- Genre: Black comedy
- Created by: Pam Brady and Kyle McCulloch
- Voices of: Pam Brady Kyle McCulloch
- Theme music composer: Fuzzbee Morse, Davy Jones
- Country of origin: United States
- Original language: English
- No. of seasons: 1
- No. of episodes: 13

Production
- Running time: 3–4 minutes (episodes are two parts)
- Production companies: Icebox, Mondo Mini Shows, National Lampoon

Original release
- Release: 2000 – 2001

= Mr. Wong (web series) =

Mr. Wong is an American adult animated web series which debuted in 2000 and lasted 14 episodes (an unaired 15th episode was made available for the DVD release). It centers around the misadventures of Wong, an elderly Chinese American butler, and the wealthy socialite WASP he works for (and endures racial abuse from), Miss Pam. He previously worked as a butler for Bing Crosby and often mourns him. It developed a cult following while being hosted on the website Icebox.com. The cartoon also drew fierce criticism from the Asian American community, who viewed it as racist.

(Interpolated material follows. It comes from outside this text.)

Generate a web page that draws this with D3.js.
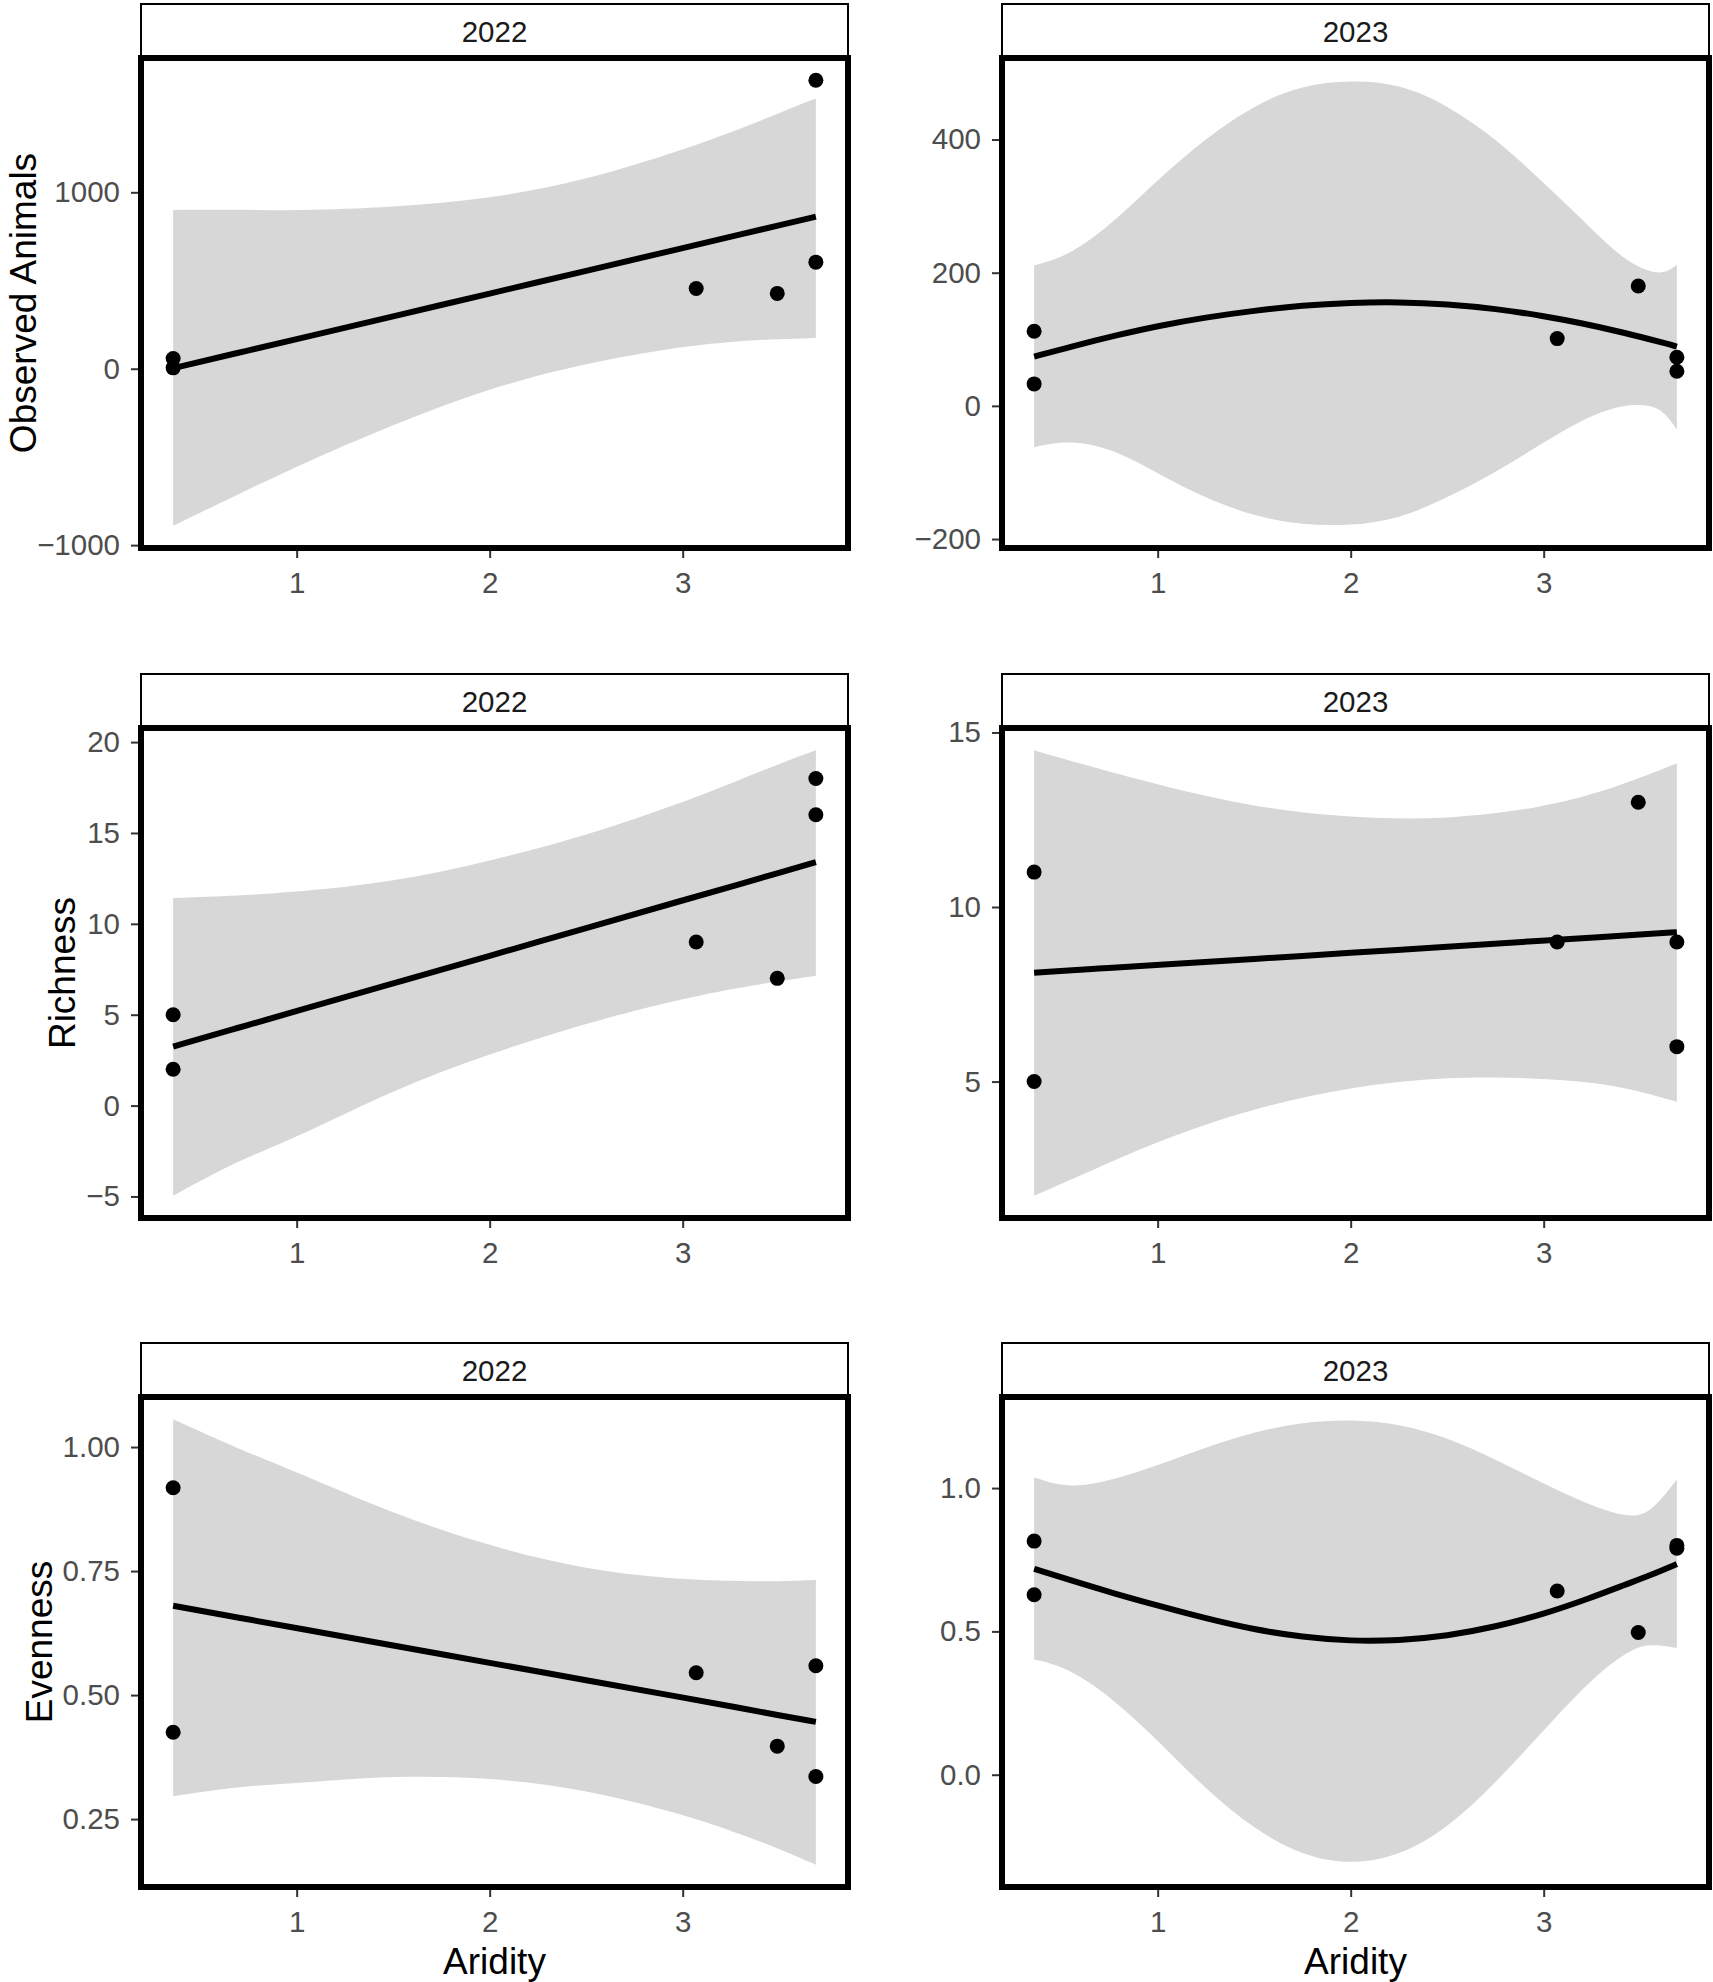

Mr Wongs creators, Pam Brady and Kyle McCulloch, also write for the television series South Park.
The DVD was released under the "National Lampoon Presents" banner.

The music for Mr. Wong was composed and performed by Fuzzbee Morse.

The theme song was sung by former Monkees lead singer Davy Jones.

==List of episodes==

| No. | Title | Link |
| 1 | "Urine Trouble, Pt. 1" |  |
| 2 | "Urine Trouble, Pt. 2" |  |
| 3 | "Yellow Fever, Pt. 1" |  |
| 4 | "Yellow Fever, Pt. 2" |  |
| 5 | "Meet the Creep, Pt. 1" |  |
| 6 | "Meet the Creep, Pt. 2" |  |
| 7 | "Music Video" |  |
| 8 | "Treasure Cat, Pt. 1" |  |
| 9 | "Treasure Cat, Pt. 2" |  |
| 10 | "Treasure Cat, Pt. 3" |  |
| 11 | "Gary Peterson's Wonder Wand, Pt. 1" |  |
| 12 | "Gary Peterson's Wonder Wand, Pt. 2" |  |
| 13 | "Gary Peterson's Wonder Wand, Pt. 3" |  |
| 14 | "Stand Up For Wong!" |  |
| 15 | "Granny Grabber" |

==Film==

In September 2000 a direct to video film adaptation of Mr. Wong called "Crap Attack" was in negotiation between IceBox Incorporated and Artisan Entertainment, however, when the film was publicly announced by Artisan president Bill Block the National Council of Asian Pacific Americans initiated a letter-writing campaign that successfully convinced Artisan to drop the project. The Coalition later took out an advertisement in Daily Variety criticizing the cartoon and thanking Artisan for abandoning the movie project.

==Reception==

The series had a negative reaction from critics in the mainstream media and Asian American groups, yet maintained a limited cult following. Scott Bass of Streaming Media described the comedy of Mr. Wong as "so edgy" that he could not "imagine seeing it on TV."

==Home video==
In January 2004, it was reported that Mr. Wong would be receiving a home video release on DVD and VHS on February 17, 2004. The home video releases features all 14 episodes of the Mr. Wong series and includes a never-aired installment and behind-the-scenes features.